Recorded data:
◇ ◇ ◇ ◇ ◇
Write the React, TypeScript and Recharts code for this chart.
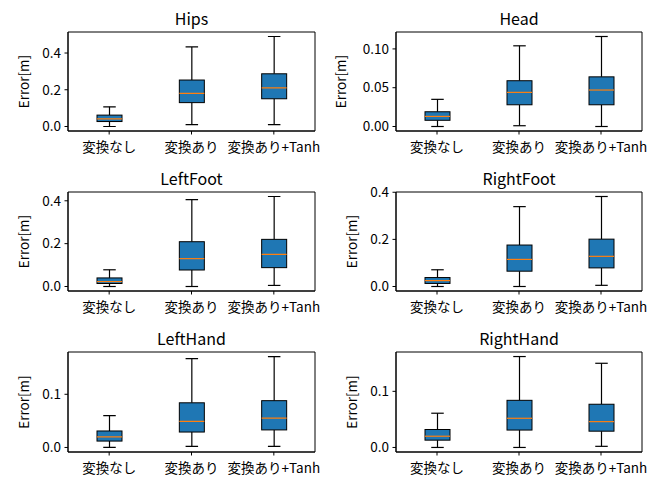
import { Bar, BarChart, ReferenceArea, XAxis, YAxis } from "recharts";

const categories = ["変換なし", "変換あり", "変換あり+Tanh"];

// five-number summaries per joint (whisker low, q1, median, q3, whisker high)
const hipsMin = [0.0, 0.01, 0.01];
const hipsQ1 = [0.027, 0.13, 0.151];
const hipsMed = [0.042, 0.18, 0.21];
const hipsQ3 = [0.062, 0.253, 0.287];
const hipsMax = [0.107, 0.433, 0.49];

const headMin = [0.0, 0.001, 0.0];
const headQ1 = [0.008, 0.028, 0.028];
const headMed = [0.013, 0.044, 0.047];
const headQ3 = [0.019, 0.059, 0.064];
const headMax = [0.035, 0.104, 0.116];

const lfootMin = [0.0, 0.0, 0.005];
const lfootQ1 = [0.014, 0.077, 0.088];
const lfootMed = [0.023, 0.13, 0.15];
const lfootQ3 = [0.04, 0.209, 0.22];
const lfootMax = [0.078, 0.405, 0.42];

const rfootMin = [0.0, 0.0, 0.005];
const rfootQ1 = [0.013, 0.065, 0.079];
const rfootMed = [0.025, 0.115, 0.128];
const rfootQ3 = [0.038, 0.176, 0.201];
const rfootMax = [0.071, 0.339, 0.382];

const lhandMin = [0.0, 0.002, 0.002];
const lhandQ1 = [0.012, 0.029, 0.033];
const lhandMed = [0.02, 0.049, 0.055];
const lhandQ3 = [0.031, 0.084, 0.088];
const lhandMax = [0.06, 0.167, 0.171];

const rhandMin = [0.0, 0.0, 0.002];
const rhandQ1 = [0.013, 0.031, 0.029];
const rhandMed = [0.02, 0.052, 0.046];
const rhandQ3 = [0.032, 0.084, 0.077];
const rhandMax = [0.061, 0.162, 0.15];

const ticks02 = [0, 0.2, 0.4];
const ticks005 = [0, 0.05, 0.1];
const ticks01 = [0, 0.1];

const panels = [
  { title: "Hips", min: hipsMin, q1: hipsQ1, med: hipsMed, q3: hipsQ3, max: hipsMax, ticks: ticks02, digits: 1 },
  { title: "Head", min: headMin, q1: headQ1, med: headMed, q3: headQ3, max: headMax, ticks: ticks005, digits: 2 },
  { title: "LeftFoot", min: lfootMin, q1: lfootQ1, med: lfootMed, q3: lfootQ3, max: lfootMax, ticks: ticks02, digits: 1 },
  { title: "RightFoot", min: rfootMin, q1: rfootQ1, med: rfootMed, q3: rfootQ3, max: rfootMax, ticks: ticks02, digits: 1 },
  { title: "LeftHand", min: lhandMin, q1: lhandQ1, med: lhandMed, q3: lhandQ3, max: lhandMax, ticks: ticks01, digits: 1 },
  { title: "RightHand", min: rhandMin, q1: rhandQ1, med: rhandMed, q3: rhandQ3, max: rhandMax, ticks: ticks01, digits: 1 },
];

const FONT = '"Noto Sans CJK JP", "Noto Sans", sans-serif';
const BLUE = "#1f77b4";
const ORANGE = "#ff7f0e";

// grid geometry (cell origin, plot box inside the cell)
const cellX = [0, 330];
const cellW = [330, 331];
const plotLeft = [68, 66];
const plotRight = [315, 312];
const cellY = [0, 160, 320];
const plotTop = 32;
const plotH = [99, 99, 100];
const xAxisH = 29;

function BoxShape(props: any) {
  const { x, y, width, height, payload } = props;
  const top = Math.min(y, y + height);
  const h = Math.abs(height);
  const { min, q1, med, q3, max } = payload;
  const px = (v: number) => top + ((max - v) / (max - min)) * h;
  const cx = x + width / 2;
  const cap = width / 4;
  return (
    <g>
      <line x1={cx} x2={cx} y1={px(max)} y2={px(q3)} stroke="#000" strokeWidth={1.2} />
      <line x1={cx} x2={cx} y1={px(q1)} y2={px(min)} stroke="#000" strokeWidth={1.2} />
      <line x1={cx - cap} x2={cx + cap} y1={px(max)} y2={px(max)} stroke="#000" strokeWidth={1.2} />
      <line x1={cx - cap} x2={cx + cap} y1={px(min)} y2={px(min)} stroke="#000" strokeWidth={1.2} />
      <rect x={x} y={px(q3)} width={width} height={px(q1) - px(q3)} fill={BLUE} stroke="#000" strokeWidth={1} />
      <line x1={x} x2={x + width} y1={px(med)} y2={px(med)} stroke={ORANGE} strokeWidth={1.2} />
    </g>
  );
}

function Panel({ p, col, row }: { p: (typeof panels)[number]; col: number; row: number }) {
  const data = categories.map((c, i) => ({
    name: c, range: [p.min[i], p.max[i]], min: p.min[i], q1: p.q1[i], med: p.med[i], q3: p.q3[i], max: p.max[i],
  }));
  const lo = Math.min(...p.min);
  const hi = Math.max(...p.max);
  const pad = (hi - lo) * 0.05;
  const h = plotTop + plotH[row] + xAxisH;
  const labelX = plotLeft[col] - (p.digits === 2 ? 56 : 45.5);
  return (
    <div style={{ position: "absolute", left: cellX[col], top: cellY[row], width: cellW[col], height: h }}>
      <BarChart width={cellW[col]} height={h} data={data}
        margin={{ top: plotTop, right: cellW[col] - plotRight[col], left: 0, bottom: 0 }}>
        <XAxis dataKey="name" type="category" height={xAxisH} tickSize={3.5} tickMargin={7.5}
          stroke="#000" tick={{ fill: "#000", fontSize: 13.5, fontFamily: FONT }} interval={0} />
        <YAxis type="number" domain={[lo - pad, hi + pad]} allowDataOverflow ticks={p.ticks}
          width={plotLeft[col]} tickSize={3.5} tickMargin={3.5} stroke="#000"
          tick={{ fill: "#000", fontSize: 13.5, fontFamily: FONT }}
          tickFormatter={(v: number) => v.toFixed(p.digits)}
          label={{
            content: (lp: any) => {
              const vb = lp.viewBox;
              const ly = vb.y + vb.height / 2;
              const lx = vb.x + labelX;
              return (
                <text x={lx} y={ly} transform={`rotate(-90 ${lx} ${ly})`} textAnchor="middle"
                  dominantBaseline="central" fontSize={13.5} fontFamily={FONT} fill="#000">Error[m]</text>
              );
            },
          }} />
        <ReferenceArea y1={lo - pad} y2={hi + pad} fill="none" fillOpacity={0} stroke="#000" strokeWidth={1}
          ifOverflow="visible"
          label={{
            content: (lp: any) => {
              const vb = lp.viewBox;
              return (
                <text x={vb.x + vb.width / 2} y={vb.y - 7} textAnchor="middle" fontSize={16}
                  fontFamily={FONT} fontWeight={400} fill="#000">{p.title}</text>
              );
            },
          }} />
        <Bar dataKey="range" barSize={25} isAnimationActive={false} shape={BoxShape} />
      </BarChart>
    </div>
  );
}

export default function App() {
  return (
    <div style={{ position: "absolute", left: 0, top: 0, width: 661, height: 478, background: "#fff" }}>
      {panels.map((p, i) => (
        <Panel key={p.title} p={p} col={i % 2} row={Math.floor(i / 2)} />
      ))}
    </div>
  );
}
◇ ◇ ◇ ◇ ◇
Problem: Transcribe the full listing character for character. Pictures are excluded.

Task response:
Write the React, TypeScript and Recharts code for this chart.
import { Bar, BarChart, ReferenceArea, XAxis, YAxis } from "recharts";

const categories = ["変換なし", "変換あり", "変換あり+Tanh"];

// five-number summaries per joint (whisker low, q1, median, q3, whisker high)
const hipsMin = [0.0, 0.01, 0.01];
const hipsQ1 = [0.027, 0.13, 0.151];
const hipsMed = [0.042, 0.18, 0.21];
const hipsQ3 = [0.062, 0.253, 0.287];
const hipsMax = [0.107, 0.433, 0.49];

const headMin = [0.0, 0.001, 0.0];
const headQ1 = [0.008, 0.028, 0.028];
const headMed = [0.013, 0.044, 0.047];
const headQ3 = [0.019, 0.059, 0.064];
const headMax = [0.035, 0.104, 0.116];

const lfootMin = [0.0, 0.0, 0.005];
const lfootQ1 = [0.014, 0.077, 0.088];
const lfootMed = [0.023, 0.13, 0.15];
const lfootQ3 = [0.04, 0.209, 0.22];
const lfootMax = [0.078, 0.405, 0.42];

const rfootMin = [0.0, 0.0, 0.005];
const rfootQ1 = [0.013, 0.065, 0.079];
const rfootMed = [0.025, 0.115, 0.128];
const rfootQ3 = [0.038, 0.176, 0.201];
const rfootMax = [0.071, 0.339, 0.382];

const lhandMin = [0.0, 0.002, 0.002];
const lhandQ1 = [0.012, 0.029, 0.033];
const lhandMed = [0.02, 0.049, 0.055];
const lhandQ3 = [0.031, 0.084, 0.088];
const lhandMax = [0.06, 0.167, 0.171];

const rhandMin = [0.0, 0.0, 0.002];
const rhandQ1 = [0.013, 0.031, 0.029];
const rhandMed = [0.02, 0.052, 0.046];
const rhandQ3 = [0.032, 0.084, 0.077];
const rhandMax = [0.061, 0.162, 0.15];

const ticks02 = [0, 0.2, 0.4];
const ticks005 = [0, 0.05, 0.1];
const ticks01 = [0, 0.1];

const panels = [
  { title: "Hips", min: hipsMin, q1: hipsQ1, med: hipsMed, q3: hipsQ3, max: hipsMax, ticks: ticks02, digits: 1 },
  { title: "Head", min: headMin, q1: headQ1, med: headMed, q3: headQ3, max: headMax, ticks: ticks005, digits: 2 },
  { title: "LeftFoot", min: lfootMin, q1: lfootQ1, med: lfootMed, q3: lfootQ3, max: lfootMax, ticks: ticks02, digits: 1 },
  { title: "RightFoot", min: rfootMin, q1: rfootQ1, med: rfootMed, q3: rfootQ3, max: rfootMax, ticks: ticks02, digits: 1 },
  { title: "LeftHand", min: lhandMin, q1: lhandQ1, med: lhandMed, q3: lhandQ3, max: lhandMax, ticks: ticks01, digits: 1 },
  { title: "RightHand", min: rhandMin, q1: rhandQ1, med: rhandMed, q3: rhandQ3, max: rhandMax, ticks: ticks01, digits: 1 },
];

const FONT = '"Noto Sans CJK JP", "Noto Sans", sans-serif';
const BLUE = "#1f77b4";
const ORANGE = "#ff7f0e";

// grid geometry (cell origin, plot box inside the cell)
const cellX = [0, 330];
const cellW = [330, 331];
const plotLeft = [68, 66];
const plotRight = [315, 312];
const cellY = [0, 160, 320];
const plotTop = 32;
const plotH = [99, 99, 100];
const xAxisH = 29;

function BoxShape(props: any) {
  const { x, y, width, height, payload } = props;
  const top = Math.min(y, y + height);
  const h = Math.abs(height);
  const { min, q1, med, q3, max } = payload;
  const px = (v: number) => top + ((max - v) / (max - min)) * h;
  const cx = x + width / 2;
  const cap = width / 4;
  return (
    <g>
      <line x1={cx} x2={cx} y1={px(max)} y2={px(q3)} stroke="#000" strokeWidth={1.2} />
      <line x1={cx} x2={cx} y1={px(q1)} y2={px(min)} stroke="#000" strokeWidth={1.2} />
      <line x1={cx - cap} x2={cx + cap} y1={px(max)} y2={px(max)} stroke="#000" strokeWidth={1.2} />
      <line x1={cx - cap} x2={cx + cap} y1={px(min)} y2={px(min)} stroke="#000" strokeWidth={1.2} />
      <rect x={x} y={px(q3)} width={width} height={px(q1) - px(q3)} fill={BLUE} stroke="#000" strokeWidth={1} />
      <line x1={x} x2={x + width} y1={px(med)} y2={px(med)} stroke={ORANGE} strokeWidth={1.2} />
    </g>
  );
}

function Panel({ p, col, row }: { p: (typeof panels)[number]; col: number; row: number }) {
  const data = categories.map((c, i) => ({
    name: c, range: [p.min[i], p.max[i]], min: p.min[i], q1: p.q1[i], med: p.med[i], q3: p.q3[i], max: p.max[i],
  }));
  const lo = Math.min(...p.min);
  const hi = Math.max(...p.max);
  const pad = (hi - lo) * 0.05;
  const h = plotTop + plotH[row] + xAxisH;
  const labelX = plotLeft[col] - (p.digits === 2 ? 56 : 45.5);
  return (
    <div style={{ position: "absolute", left: cellX[col], top: cellY[row], width: cellW[col], height: h }}>
      <BarChart width={cellW[col]} height={h} data={data}
        margin={{ top: plotTop, right: cellW[col] - plotRight[col], left: 0, bottom: 0 }}>
        <XAxis dataKey="name" type="category" height={xAxisH} tickSize={3.5} tickMargin={7.5}
          stroke="#000" tick={{ fill: "#000", fontSize: 13.5, fontFamily: FONT }} interval={0} />
        <YAxis type="number" domain={[lo - pad, hi + pad]} allowDataOverflow ticks={p.ticks}
          width={plotLeft[col]} tickSize={3.5} tickMargin={3.5} stroke="#000"
          tick={{ fill: "#000", fontSize: 13.5, fontFamily: FONT }}
          tickFormatter={(v: number) => v.toFixed(p.digits)}
          label={{
            content: (lp: any) => {
              const vb = lp.viewBox;
              const ly = vb.y + vb.height / 2;
              const lx = vb.x + labelX;
              return (
                <text x={lx} y={ly} transform={`rotate(-90 ${lx} ${ly})`} textAnchor="middle"
                  dominantBaseline="central" fontSize={13.5} fontFamily={FONT} fill="#000">Error[m]</text>
              );
            },
          }} />
        <ReferenceArea y1={lo - pad} y2={hi + pad} fill="none" fillOpacity={0} stroke="#000" strokeWidth={1}
          ifOverflow="visible"
          label={{
            content: (lp: any) => {
              const vb = lp.viewBox;
              return (
                <text x={vb.x + vb.width / 2} y={vb.y - 7} textAnchor="middle" fontSize={16}
                  fontFamily={FONT} fontWeight={400} fill="#000">{p.title}</text>
              );
            },
          }} />
        <Bar dataKey="range" barSize={25} isAnimationActive={false} shape={BoxShape} />
      </BarChart>
    </div>
  );
}

export default function App() {
  return (
    <div style={{ position: "absolute", left: 0, top: 0, width: 661, height: 478, background: "#fff" }}>
      {panels.map((p, i) => (
        <Panel key={p.title} p={p} col={i % 2} row={Math.floor(i / 2)} />
      ))}
    </div>
  );
}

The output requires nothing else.